A holographic solar tracker is a possibility which has been well analyzed but not put in practice except at laboratory level. This type of tracker will be a still tracker. Light from different angles will be handled by different holograms and brought to the solar cell. Since no movement is involved, there is no need for power supply and hence this is a form of a passive tracker.


Comparing Active trackers and Passive Trackers

Active trackers and passive trackers can be compared in a sentence. A passive tracker (or any other device) in front of its active counterpart is somewhat like a simple person compared to an intelligent technical expert. Now which one better is a very arguable point.

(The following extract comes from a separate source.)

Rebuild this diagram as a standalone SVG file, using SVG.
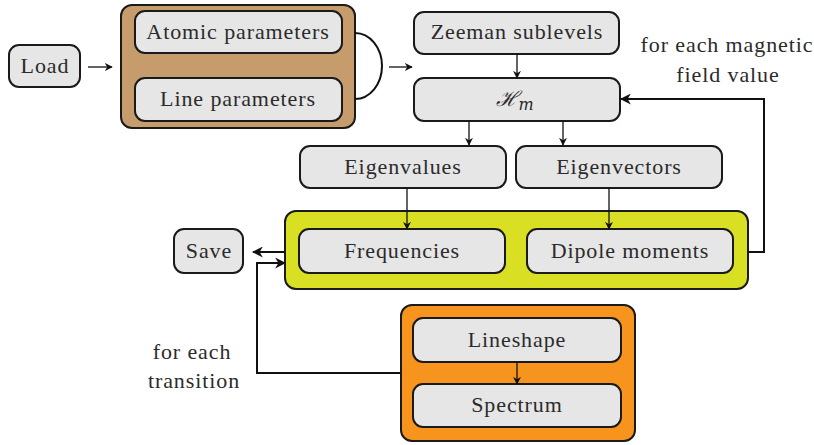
<svg xmlns="http://www.w3.org/2000/svg" width="814" height="445" viewBox="0 0 814 445">
<style>
.box{fill:#e6e6e6;stroke:#1a1a1a;stroke-width:2}
.grp{stroke:#1a1a1a;stroke-width:2}
.t{font-size:22px;letter-spacing:0.9px;fill:#2b2b2b;text-anchor:middle}
.c{fill:none;stroke:#111;stroke-width:1.3}
.ct{fill:none;stroke:#111;stroke-width:2}
</style>
<defs>
<marker id="ah" viewBox="0 0 10 10" refX="9" refY="5" markerWidth="8" markerHeight="8" markerUnits="userSpaceOnUse" orient="auto">
<path d="M0,0 L10,5 L0,10 L3,5 z" fill="#111"/>
</marker>
<marker id="ahb" viewBox="0 0 10 10" refX="9" refY="5" markerWidth="11" markerHeight="11" markerUnits="userSpaceOnUse" orient="auto">
<path d="M0,0 L10,5 L0,10 L3,5 z" fill="#111"/>
</marker>
</defs>
<g font-family="Liberation Serif, serif">
<g id="load"><rect class="box" x="9" y="45" width="71" height="42" rx="10"/><text class="t" x="45" y="73">Load</text></g>

<g id="params-group">
<rect class="grp" x="121" y="5" width="234" height="123" rx="11" fill="#c69c6d"/>
<g id="atomic"><rect class="box" x="135" y="11" width="207" height="42" rx="10"/><text class="t" x="238" y="39">Atomic parameters</text></g>
<g id="line"><rect class="box" x="135" y="78" width="207" height="43" rx="10"/><text class="t" x="238" y="106">Line parameters</text></g>
</g>

<g id="zeeman"><rect class="box" x="414" y="12" width="205" height="42" rx="10"/><text class="t" x="517" y="39">Zeeman sublevels</text></g>
<g id="hm"><rect class="box" x="414" y="78" width="206" height="43" rx="10"/><text x="515" y="106" font-family="DejaVu Serif, serif" font-size="21" font-style="italic" fill="#2b2b2b" text-anchor="middle">ℋ<tspan font-size="16" dy="4">m</tspan></text></g>

<g id="eigenvalues"><rect class="box" x="300" y="146" width="206" height="42" rx="10"/><text class="t" x="403" y="174">Eigenvalues</text></g>
<g id="eigenvectors"><rect class="box" x="516" y="146" width="206" height="42" rx="10"/><text class="t" x="619" y="174">Eigenvectors</text></g>

<g id="results-group">
<rect class="grp" x="285" y="211" width="463" height="78" rx="11" fill="#d9df22"/>
<g id="frequencies"><rect class="box" x="299" y="229" width="206" height="44" rx="10"/><text class="t" x="402" y="258">Frequencies</text></g>
<g id="dipole"><rect class="box" x="527" y="229" width="206" height="44" rx="10"/><text class="t" x="630" y="258">Dipole moments</text></g>
</g>

<g id="save"><rect class="box" x="174" y="229" width="69" height="44" rx="10"/><text class="t" x="209" y="258">Save</text></g>

<g id="spectrum-group">
<rect class="grp" x="401" y="305" width="234" height="136" rx="11" fill="#f7941d"/>
<g id="lineshape"><rect class="box" x="413" y="318" width="208" height="44" rx="10"/><text class="t" x="517" y="347">Lineshape</text></g>
<g id="spectrum"><rect class="box" x="413" y="384" width="208" height="43" rx="10"/><text class="t" x="517" y="412">Spectrum</text></g>
</g>

<g id="labels">
<text class="t" x="727" y="52">for each magnetic</text>
<text class="t" x="728" y="82">field value</text>
<text class="t" x="192" y="359">for each</text>
<text class="t" x="194" y="388">transition</text>
</g>
</g>

<g id="connectors">
<path class="c" d="M88,67 H112" marker-end="url(#ah)"/>
<path class="c" d="M355,33 A27,33 0 0 1 355,99" style="stroke-width:2"/>
<path class="c" d="M389,67 H412" marker-end="url(#ah)"/>
<path class="c" d="M517,54 V78" marker-end="url(#ah)"/>
<path class="c" d="M469,121 V145" marker-end="url(#ah)"/>
<path class="c" d="M563,121 V145" marker-end="url(#ah)"/>
<path class="c" d="M407,188 V229" marker-end="url(#ah)"/>
<path class="c" d="M609,188 V229" marker-end="url(#ah)"/>
<path class="c" d="M517,362 V384" marker-end="url(#ah)"/>
<path class="ct" d="M285,252 H253" marker-end="url(#ahb)"/>
<path class="ct" d="M401,373 H257 V263 H285" marker-end="url(#ahb)"/>
<path class="ct" d="M748,252 H764 V99 H621" marker-end="url(#ahb)"/>
</g>
</svg>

A little interesting anecdote can also throw some light on this issue. An old engineering professor is very fond of telling his students of a verse written by a very famous Indian Muslim poet called Ghalib of 19th century India.  Ghalib said, “My earthen drinking bowl is better than the precious crystal bowl in which Jamshed (a legendary Persian King) drank!” Why, explained Ghalib in the next line, “Because I can buy another one from the market easily if my bowl breaks. And Jamshed could not!” The verses make sense today, although poor Poet Ghalib knew nothing about life-cycle costs and availability issues taught to engineers these days.

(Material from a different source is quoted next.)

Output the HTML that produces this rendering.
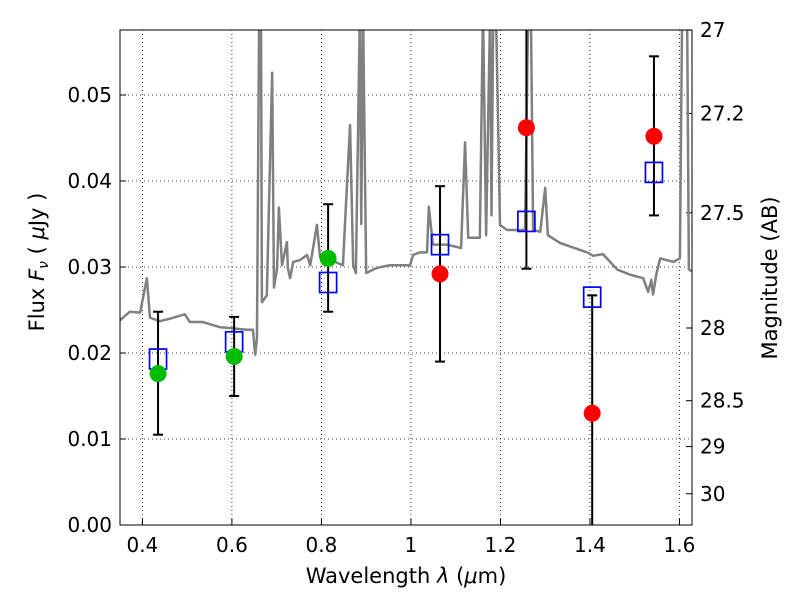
<!DOCTYPE html>
<html><head><meta charset="utf-8"><style>
body{margin:0;background:#fff;}
svg{font-family:"DejaVu Sans","Liberation Sans",sans-serif;}
</style></head><body>
<svg id="chart" width="800" height="600" viewBox="0 0 800 600"></svg>
<script>
const specLam=[0.350,0.372,0.395,0.410,0.417,0.439,0.462,0.495,0.506,0.535,0.573,0.596,0.634,0.647,0.652,0.656,0.661,0.665,0.667,0.678,0.690,0.694,0.701,0.705,0.712,0.723,0.725,0.730,0.737,0.752,0.768,0.775,0.790,0.797,0.813,0.835,0.848,0.864,0.871,0.877,0.886,0.889,0.893,0.900,0.924,0.953,0.998,1.005,1.020,1.036,1.040,1.049,1.081,1.112,1.121,1.128,1.154,1.161,1.168,1.177,1.180,1.184,1.190,1.199,1.215,1.255,1.262,1.268,1.273,1.289,1.300,1.306,1.333,1.394,1.407,1.429,1.461,1.490,1.519,1.530,1.537,1.541,1.548,1.557,1.586,1.601,1.606,1.617,1.621,1.628];
const specFlux=[0.0238,0.0248,0.0247,0.0287,0.0241,0.0237,0.0240,0.0245,0.0236,0.0236,0.0230,0.0229,0.0227,0.0227,0.0198,0.0217,0.06,0.06,0.0259,0.0267,0.0526,0.0276,0.0299,0.0369,0.0302,0.0329,0.0299,0.0287,0.0306,0.0308,0.0314,0.0302,0.0349,0.0311,0.0311,0.0305,0.0302,0.0465,0.0302,0.0293,0.06,0.035,0.06,0.0293,0.0299,0.0302,0.0302,0.0314,0.0317,0.0317,0.037,0.0326,0.0326,0.0322,0.0445,0.0334,0.0334,0.06,0.0337,0.06,0.036,0.06,0.06,0.0349,0.0343,0.0343,0.06,0.06,0.0343,0.0341,0.0392,0.0337,0.0328,0.0317,0.0313,0.0315,0.0297,0.0291,0.0287,0.0271,0.0285,0.0268,0.0291,0.031,0.0306,0.031,0.06,0.06,0.0297,0.0295];
const bandLam=[0.435,0.605,0.815,1.065,1.258,1.405,1.543];
const obsFlux=[0.0176,0.0196,0.031,0.0292,0.0462,0.013,0.0452];
const errLo=[0.0105,0.015,0.0248,0.019,0.0298,-0.001,0.036];
const errHi=[0.0248,0.0242,0.0373,0.0394,0.06,0.0267,0.0545];
const obsColor=['#00bb00','#00bb00','#00bb00','#ff0000','#ff0000','#ff0000','#ff0000'];
const modelFlux=[0.0193,0.0213,0.0282,0.0326,0.0353,0.0265,0.0410];
const xTicks=[0.4,0.6,0.8,1.0,1.2,1.4,1.6];
const xTickLabels=['0.4','0.6','0.8','1','1.2','1.4','1.6'];
const yTicks=[0,0.01,0.02,0.03,0.04,0.05];
const yTickLabels=['0.00','0.01','0.02','0.03','0.04','0.05'];
const magTicks=[27,27.2,27.5,28,28.5,29,30];
const magTickLabels=['27','27.2','27.5','28','28.5','29','30'];

const L=120,R=692,T=30,B=525,xmin=0.35,xmax=1.628,ymin=0,ymax=0.05756;
const X=v=>L+(v-xmin)/(xmax-xmin)*(R-L);
const Y=v=>B-(v-ymin)/(ymax-ymin)*(B-T);
const svg=document.getElementById('chart');
const NS='http://www.w3.org/2000/svg';
function mk(tag,attrs,parent){const e=document.createElementNS(NS,tag);for(const k in attrs)e.setAttribute(k,attrs[k]);(parent||svg).appendChild(e);return e;}
const defs=mk('defs',{});const cp=mk('clipPath',{id:'clip'},defs);mk('rect',{x:L,y:T,width:R-L,height:B-T},cp);
xTicks.forEach((t,i)=>{const g=mk('line',{x1:X(t),x2:X(t),y1:T,y2:B,stroke:'#000','stroke-width':0.8,'stroke-dasharray':'1,3'});

const tk=mk('line',{x1:X(t),x2:X(t),y1:B,y2:B-6,stroke:'#000'});
const tx=mk('text',{x:X(t),y:B+27,'font-size':20,'text-anchor':'middle'});tx.textContent=xTickLabels[i];
});
yTicks.forEach((t,i)=>{const g=mk('line',{x1:L,x2:R,y1:Y(t),y2:Y(t),stroke:'#000','stroke-width':0.8,'stroke-dasharray':'1,3'});

const tk=mk('line',{x1:L,x2:L+6,y1:Y(t),y2:Y(t),stroke:'#000'});
const tx=mk('text',{x:L-8,y:Y(t)+7,'font-size':20,'text-anchor':'end'});tx.textContent=yTickLabels[i];
});
magTicks.forEach((m,i)=>{const f=Math.pow(10,(23.9-m)/2.5);const y=Y(f);
const tk=mk('line',{x1:R,x2:R-6,y1:y,y2:y,stroke:'#000'});
const tx=mk('text',{x:R+8,y:y+7,'font-size':20});tx.textContent=magTickLabels[i];
});
const pl=mk('polyline',{points:specLam.map((l,i)=>X(l)+','+Y(specFlux[i])).join(' '),fill:'none',stroke:'#808080','stroke-width':2.5,'stroke-linejoin':'round','clip-path':'url(#clip)'});

bandLam.forEach((l,i)=>{const x=X(l);const g=mk('g',{'clip-path':'url(#clip)'});

mk('line',{x1:x,x2:x,y1:Y(errLo[i]),y2:Y(errHi[i]),stroke:'#000','stroke-width':2},g);
mk('line',{x1:x-5,x2:x+5,y1:Y(errLo[i]),y2:Y(errLo[i]),stroke:'#000','stroke-width':2},g);
mk('line',{x1:x-5,x2:x+5,y1:Y(errHi[i]),y2:Y(errHi[i]),stroke:'#000','stroke-width':2},g);});
bandLam.forEach((l,i)=>{const s=mk('rect',{x:X(l)-8.5,y:Y(modelFlux[i])-10,width:17,height:20,fill:'none',stroke:'#0000ff','stroke-width':1.7});
});
bandLam.forEach((l,i)=>{const c=mk('circle',{cx:X(l),cy:Y(obsFlux[i]),r:8.5,fill:obsColor[i]});
});
const fr=mk('rect',{x:L,y:T,width:R-L,height:B-T,fill:'none',stroke:'#000','stroke-width':1});

const xt=mk('text',{x:406,y:583,'font-size':21,'text-anchor':'middle'});
xt.innerHTML='Wavelength  <tspan font-style="italic">λ</tspan> (<tspan font-style="italic">μ</tspan>m)';

const yt=mk('text',{x:0,y:0,'font-size':21,'text-anchor':'middle',transform:'translate(44,262) rotate(-90)'});
yt.innerHTML='Flux  <tspan font-style="italic">F</tspan><tspan font-style="italic" font-size="14" dy="4">ν</tspan><tspan dy="-4">  ( </tspan><tspan font-style="italic">μ</tspan>Jy )';

const rt=mk('text',{x:0,y:0,'font-size':21,'text-anchor':'middle',transform:'translate(777,278) rotate(-90)'});
rt.textContent='Magnitude (AB)';

</script>
</body></html>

Now back to the comparison:

  • Complexity-The simple passive tracker is of simple construction and requires fewer parts. The active tracker is much more complex, necessarily involving a power control circuit, sensors, computer elements, mechanical gears and electrical motors etc.
  • Reliability-The passive tracker has little which can go bad, except the gas seals. Use of shape memory alloys instead can avoid that risk also. Modern active trackers are also very reliable, but it is a natural fact that reliability is affected by component count. Reliability of complex systems demands a tighter design and hence, increased cost.
  • Aiming Accuracy– The passive tracker cannot employ very accurate positioning sensors which would need external power supply. Therefore, passive trackers cannot boast accuracy compared to active trackers. As a consequence, passive trackers are best suited to simple panel systems and cannot be used in concentrated PV systems.
  • Monitoring and Alarms– Powered systems can incorporate elaborate automated monitoring and warning systems. Passive trackers cannot do that.
  • Morning and Evening Performance– The passive tracking system may take quite some time in the morning before the irradiation is high enough for it to start operating. Similarly, the tracking will become ineffective in the evening when solar irradiation is decreased.
  • Low Temperature– Passive trackers may not work at low temperatures.
  • Wind– Active trackers have the ability to compensate for wind loading. The passive tracker may not. Active systems have the ability to shut down and lock-up in a safe condition during wind storms and resume operation automatically. The passive tracker must be manually tied down and then released brought to the correct position to resume operation.
  • Cost– The passive tracker is inexpensive, but the active tracker is much more costly.